TLSS Partner Jonathan R. Harwood Prevails in the United States Court of Appeals for the Second Circuit on Appeal of a Favorable Jury Verdict on Interpretation of Broker/Dealer Insurance Policy

TLSS Partner Jonathan R. Harwood obtained a jury verdict in a declaratory judgment action brought on behalf a TLSS client in October 2013. After a three and one half day jury trial before the Honorable Lorna G. Schofield, in the United States District Court for the Southern District of New York, a jury determined that the TLSS client, an insurer, had no further obligation to pay its insured under a Broker/Dealer and Registered Representative Liability Policy. That verdict was affirmed on appeal in a decision issued on November 3, 2015 by the United States Court of Appeals for the Second Circuit.

The insured was a broker-dealer financial services corporation engaged in the sale of securities through a network of Registered Representatives. Its representatives recommended that certain clients invest in private placements, which are securities that are exempt from registration under Securities and Exchange Commission regulations and by their nature involve higher risk. Private placements were originally excluded from coverage under the standard policy. At the broker-dealer’s request, the insurer added an endorsement to the policy modifying the insuring agreement and policy declarations to provide coverage for these investments, subject to $1 million aggregate limit. All other covered claims under the policy were subject to a $7.5 million aggregate limit if liability.

When the financial crisis hit in 2008-2009, the broker-dealer was inundated with investor claims arising from failed private placement investments. The sponsors of those products declared bankruptcy and were unable to pay investors. The investors, thereafter, pursued the broker-dealer and its registered representatives for the losses. The broker-dealer submitted these claims to its insurer, which agreed to defend the claims subject to the $1 million aggregate limit of liability contained in the endorsement. The broker-dealer disputed this position, contending that the $7.5 million general policy aggregate should apply to the claims. The dispute led to the insurer filing the declaratory judgment action seeking a determination that its reading of the policy was correct and that, having exhausted the $1 million limit, it owed no further obligation to the broker-dealer. The broker-dealer filed a counterclaim alleging breach of contract and bad faith seeking compensatory, consequential and punitive damages in excess of $10 million. During the pre-trial phase, TLSS successfully obtained dismissal of the broker-dealer’s bad faith claim.
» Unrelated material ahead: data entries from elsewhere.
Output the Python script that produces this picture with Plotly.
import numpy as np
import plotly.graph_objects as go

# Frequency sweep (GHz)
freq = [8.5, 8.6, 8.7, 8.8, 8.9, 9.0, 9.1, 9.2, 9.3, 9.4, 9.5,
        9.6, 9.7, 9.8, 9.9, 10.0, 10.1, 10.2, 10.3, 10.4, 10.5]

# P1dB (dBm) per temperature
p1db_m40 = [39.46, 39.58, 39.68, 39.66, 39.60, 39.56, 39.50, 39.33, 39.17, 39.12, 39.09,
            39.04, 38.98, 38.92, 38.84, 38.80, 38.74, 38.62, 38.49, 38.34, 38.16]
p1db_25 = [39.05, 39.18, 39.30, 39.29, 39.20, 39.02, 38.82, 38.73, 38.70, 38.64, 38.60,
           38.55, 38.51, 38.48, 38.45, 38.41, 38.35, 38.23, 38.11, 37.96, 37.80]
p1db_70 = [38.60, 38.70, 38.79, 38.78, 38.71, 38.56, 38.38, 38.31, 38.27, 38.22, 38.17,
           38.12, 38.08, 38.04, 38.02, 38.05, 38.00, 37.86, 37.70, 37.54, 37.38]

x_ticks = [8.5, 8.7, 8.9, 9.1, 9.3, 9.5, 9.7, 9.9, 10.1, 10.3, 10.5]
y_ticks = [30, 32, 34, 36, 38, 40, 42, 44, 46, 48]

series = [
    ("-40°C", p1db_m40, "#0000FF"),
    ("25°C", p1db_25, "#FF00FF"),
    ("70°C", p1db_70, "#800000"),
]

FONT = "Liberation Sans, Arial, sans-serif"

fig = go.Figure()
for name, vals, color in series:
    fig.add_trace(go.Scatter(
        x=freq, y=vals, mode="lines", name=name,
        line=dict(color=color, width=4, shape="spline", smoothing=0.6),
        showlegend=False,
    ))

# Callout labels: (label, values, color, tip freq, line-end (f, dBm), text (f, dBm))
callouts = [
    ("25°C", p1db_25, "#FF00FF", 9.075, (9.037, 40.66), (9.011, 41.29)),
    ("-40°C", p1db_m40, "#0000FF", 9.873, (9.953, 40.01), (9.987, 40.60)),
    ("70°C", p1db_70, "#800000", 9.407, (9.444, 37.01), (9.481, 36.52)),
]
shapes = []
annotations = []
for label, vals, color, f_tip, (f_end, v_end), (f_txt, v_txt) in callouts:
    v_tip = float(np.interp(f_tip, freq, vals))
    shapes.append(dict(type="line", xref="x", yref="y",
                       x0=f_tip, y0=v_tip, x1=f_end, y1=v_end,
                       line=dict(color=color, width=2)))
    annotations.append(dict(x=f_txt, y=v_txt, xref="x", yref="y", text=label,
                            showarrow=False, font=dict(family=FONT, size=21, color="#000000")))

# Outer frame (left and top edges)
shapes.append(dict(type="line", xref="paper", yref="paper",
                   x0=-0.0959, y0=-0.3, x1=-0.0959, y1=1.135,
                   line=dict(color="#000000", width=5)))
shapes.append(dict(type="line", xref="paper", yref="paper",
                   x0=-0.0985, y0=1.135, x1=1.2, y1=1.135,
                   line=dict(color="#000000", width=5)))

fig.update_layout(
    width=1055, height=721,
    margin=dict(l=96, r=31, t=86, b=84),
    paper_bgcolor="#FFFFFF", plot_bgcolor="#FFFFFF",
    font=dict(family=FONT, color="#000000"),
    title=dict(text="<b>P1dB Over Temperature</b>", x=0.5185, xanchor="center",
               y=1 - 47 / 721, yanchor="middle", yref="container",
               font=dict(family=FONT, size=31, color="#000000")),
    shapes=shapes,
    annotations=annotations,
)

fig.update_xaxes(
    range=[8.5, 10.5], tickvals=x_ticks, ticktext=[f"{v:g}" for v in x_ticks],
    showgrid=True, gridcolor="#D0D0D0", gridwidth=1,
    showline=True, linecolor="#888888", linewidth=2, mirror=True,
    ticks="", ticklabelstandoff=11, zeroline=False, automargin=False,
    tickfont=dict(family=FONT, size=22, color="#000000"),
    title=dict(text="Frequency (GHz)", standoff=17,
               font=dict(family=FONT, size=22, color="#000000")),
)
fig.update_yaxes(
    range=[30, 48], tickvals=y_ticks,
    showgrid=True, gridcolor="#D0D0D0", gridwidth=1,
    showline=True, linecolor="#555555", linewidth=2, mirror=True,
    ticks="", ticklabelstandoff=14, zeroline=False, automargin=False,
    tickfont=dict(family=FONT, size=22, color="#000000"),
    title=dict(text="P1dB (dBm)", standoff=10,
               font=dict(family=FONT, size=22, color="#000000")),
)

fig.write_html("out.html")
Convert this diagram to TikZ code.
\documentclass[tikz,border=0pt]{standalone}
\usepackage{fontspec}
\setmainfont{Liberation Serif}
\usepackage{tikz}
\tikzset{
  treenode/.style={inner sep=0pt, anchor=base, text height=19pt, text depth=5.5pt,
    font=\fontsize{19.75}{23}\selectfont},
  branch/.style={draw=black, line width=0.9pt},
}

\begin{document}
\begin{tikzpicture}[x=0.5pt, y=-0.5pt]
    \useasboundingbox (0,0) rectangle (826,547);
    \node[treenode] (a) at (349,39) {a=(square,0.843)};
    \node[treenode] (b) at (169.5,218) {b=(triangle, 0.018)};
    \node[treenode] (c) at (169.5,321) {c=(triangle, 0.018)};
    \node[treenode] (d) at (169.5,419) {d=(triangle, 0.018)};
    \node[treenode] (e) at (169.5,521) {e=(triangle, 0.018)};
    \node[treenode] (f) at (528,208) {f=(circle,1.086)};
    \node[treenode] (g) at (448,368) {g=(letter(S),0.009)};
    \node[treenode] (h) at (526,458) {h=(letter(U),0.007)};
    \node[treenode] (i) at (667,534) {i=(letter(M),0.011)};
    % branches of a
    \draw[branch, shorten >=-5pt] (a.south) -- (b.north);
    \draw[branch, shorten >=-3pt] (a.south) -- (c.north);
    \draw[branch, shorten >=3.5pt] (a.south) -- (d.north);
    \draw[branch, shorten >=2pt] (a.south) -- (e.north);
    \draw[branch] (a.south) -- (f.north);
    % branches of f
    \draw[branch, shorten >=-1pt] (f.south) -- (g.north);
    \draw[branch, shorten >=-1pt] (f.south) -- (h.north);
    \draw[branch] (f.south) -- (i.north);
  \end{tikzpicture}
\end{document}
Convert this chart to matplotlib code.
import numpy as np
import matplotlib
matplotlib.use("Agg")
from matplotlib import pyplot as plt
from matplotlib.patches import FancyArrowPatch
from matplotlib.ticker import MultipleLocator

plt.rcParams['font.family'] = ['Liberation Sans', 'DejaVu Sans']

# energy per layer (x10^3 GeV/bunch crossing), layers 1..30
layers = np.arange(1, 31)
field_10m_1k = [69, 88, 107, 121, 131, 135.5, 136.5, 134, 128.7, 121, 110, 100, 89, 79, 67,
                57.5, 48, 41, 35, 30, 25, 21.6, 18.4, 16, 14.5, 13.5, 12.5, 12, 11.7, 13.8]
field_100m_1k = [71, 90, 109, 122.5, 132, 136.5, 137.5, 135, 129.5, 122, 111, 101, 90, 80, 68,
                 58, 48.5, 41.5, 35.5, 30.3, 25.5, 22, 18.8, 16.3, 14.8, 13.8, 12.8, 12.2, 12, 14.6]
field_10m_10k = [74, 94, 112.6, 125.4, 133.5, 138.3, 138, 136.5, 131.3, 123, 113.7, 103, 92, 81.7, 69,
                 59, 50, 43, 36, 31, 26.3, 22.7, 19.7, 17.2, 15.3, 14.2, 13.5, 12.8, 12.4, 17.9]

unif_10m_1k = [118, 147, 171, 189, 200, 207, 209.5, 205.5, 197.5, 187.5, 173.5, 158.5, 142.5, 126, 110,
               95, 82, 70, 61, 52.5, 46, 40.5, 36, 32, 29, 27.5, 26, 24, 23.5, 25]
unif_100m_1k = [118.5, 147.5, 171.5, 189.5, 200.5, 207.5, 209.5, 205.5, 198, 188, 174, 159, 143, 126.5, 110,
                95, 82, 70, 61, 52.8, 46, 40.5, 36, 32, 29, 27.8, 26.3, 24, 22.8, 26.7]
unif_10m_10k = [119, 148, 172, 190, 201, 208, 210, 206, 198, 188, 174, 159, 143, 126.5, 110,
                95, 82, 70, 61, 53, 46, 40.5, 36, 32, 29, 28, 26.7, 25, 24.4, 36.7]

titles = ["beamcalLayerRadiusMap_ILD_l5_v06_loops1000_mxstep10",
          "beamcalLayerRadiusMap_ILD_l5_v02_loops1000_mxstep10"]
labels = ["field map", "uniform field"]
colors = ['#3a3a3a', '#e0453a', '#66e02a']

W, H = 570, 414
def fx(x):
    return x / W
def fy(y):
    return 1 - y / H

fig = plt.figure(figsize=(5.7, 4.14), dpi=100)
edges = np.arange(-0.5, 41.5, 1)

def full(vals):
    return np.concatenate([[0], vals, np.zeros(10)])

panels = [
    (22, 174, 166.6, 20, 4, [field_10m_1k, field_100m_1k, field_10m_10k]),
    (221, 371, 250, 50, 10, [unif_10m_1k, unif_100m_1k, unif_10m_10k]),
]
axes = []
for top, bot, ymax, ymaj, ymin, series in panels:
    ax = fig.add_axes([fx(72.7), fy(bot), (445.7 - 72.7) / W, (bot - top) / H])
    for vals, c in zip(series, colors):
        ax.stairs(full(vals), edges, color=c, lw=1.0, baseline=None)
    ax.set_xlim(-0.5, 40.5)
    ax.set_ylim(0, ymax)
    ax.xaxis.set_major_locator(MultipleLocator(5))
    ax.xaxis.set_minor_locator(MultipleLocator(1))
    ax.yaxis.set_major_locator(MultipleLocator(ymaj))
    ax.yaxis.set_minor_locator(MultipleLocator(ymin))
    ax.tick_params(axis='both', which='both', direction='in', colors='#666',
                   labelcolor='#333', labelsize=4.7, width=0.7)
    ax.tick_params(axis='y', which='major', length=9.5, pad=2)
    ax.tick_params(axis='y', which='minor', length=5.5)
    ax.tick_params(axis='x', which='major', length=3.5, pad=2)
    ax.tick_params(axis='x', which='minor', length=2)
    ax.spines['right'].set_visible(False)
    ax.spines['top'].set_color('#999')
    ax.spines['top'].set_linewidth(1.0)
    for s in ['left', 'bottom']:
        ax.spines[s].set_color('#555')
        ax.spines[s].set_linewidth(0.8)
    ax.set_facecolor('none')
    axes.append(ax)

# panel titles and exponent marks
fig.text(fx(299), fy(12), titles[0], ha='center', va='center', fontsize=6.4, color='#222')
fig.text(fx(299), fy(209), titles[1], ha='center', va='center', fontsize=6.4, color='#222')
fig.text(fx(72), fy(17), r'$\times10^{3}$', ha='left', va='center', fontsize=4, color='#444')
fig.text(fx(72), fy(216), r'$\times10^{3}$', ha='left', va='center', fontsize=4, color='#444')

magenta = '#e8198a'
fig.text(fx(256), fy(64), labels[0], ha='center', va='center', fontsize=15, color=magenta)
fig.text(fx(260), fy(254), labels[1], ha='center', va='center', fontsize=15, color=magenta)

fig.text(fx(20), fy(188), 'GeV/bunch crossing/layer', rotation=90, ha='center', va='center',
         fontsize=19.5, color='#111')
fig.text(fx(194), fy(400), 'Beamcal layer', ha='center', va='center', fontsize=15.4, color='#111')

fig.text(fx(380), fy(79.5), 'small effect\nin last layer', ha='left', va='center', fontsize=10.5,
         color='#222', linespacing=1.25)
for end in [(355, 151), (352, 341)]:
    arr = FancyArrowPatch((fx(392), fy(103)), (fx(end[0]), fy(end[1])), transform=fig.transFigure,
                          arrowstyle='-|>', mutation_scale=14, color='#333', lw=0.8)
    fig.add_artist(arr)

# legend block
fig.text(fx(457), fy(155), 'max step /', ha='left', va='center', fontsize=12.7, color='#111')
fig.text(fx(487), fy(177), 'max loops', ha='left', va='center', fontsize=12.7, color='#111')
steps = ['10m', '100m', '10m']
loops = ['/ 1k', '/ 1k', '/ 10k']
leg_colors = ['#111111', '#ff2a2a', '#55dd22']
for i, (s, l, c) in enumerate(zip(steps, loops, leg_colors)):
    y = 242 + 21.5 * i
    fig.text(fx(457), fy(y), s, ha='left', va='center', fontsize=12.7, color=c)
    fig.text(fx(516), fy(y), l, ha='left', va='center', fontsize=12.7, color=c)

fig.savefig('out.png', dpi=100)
At trial, the court permitted the parties to submit extrinsic evidence of their intent with respect to the applicable limits of liability and the endorsement. At the conclusion of the case, the judge rejected the broker-dealer’s request to instruct the jury to apply the doctrine of contra proferentem. The judge also rejected the broker-dealer’s request to instruct the jury that the insurer could only prevail if it established that its interpretation of the policy was the only reasonable reading of the endorsement. In seeking this charge, the broker-dealer asserted that the limitation of liability constituted an exclusion. Instead, the trial court instructed the jury that it only need find in favor of the insurer if such finding was supported by a preponderance of the evidence. After deliberations of approximately 45 minutes, the jury returned a verdict in the insurer’s favor, finding that the $1 million limit applied and that it owed nothing further under the policy.

The broker-dealer appealed the jury verdict, arguing that the trial court committed reversible error when it failed to instruct the jury to apply either contra proferentem or the heightened burden of proof. It also sought a reversal of the dismissal of its bad faith claim. In affirming the trial court’s decision, the Second Circuit did not address whether contra proferentem applied in this case. Instead, it held that, assuming it was applicable, the jury instruction that was provided did not mislead the jury, as it advised that the insurer had to prove its case by a preponderance of the evidence and, if it failed to do so, the jury must find against the insurer. The Second Circuit also rejected the broker-dealer’s argument that a heightened burden of proof applied, finding that the language at issue was a limit of liability and that such provisions do not constitute exclusions from coverage.

Finally, the Second Circuit affirmed the dismissal of the broker-dealer’s bad faith claim. Here, the court held that the jury’s verdict established that the insurer’s position was, in fact correct. This precluded the broker-dealer from establishing, as it was required to do, that the insurer’s position was less than arguable.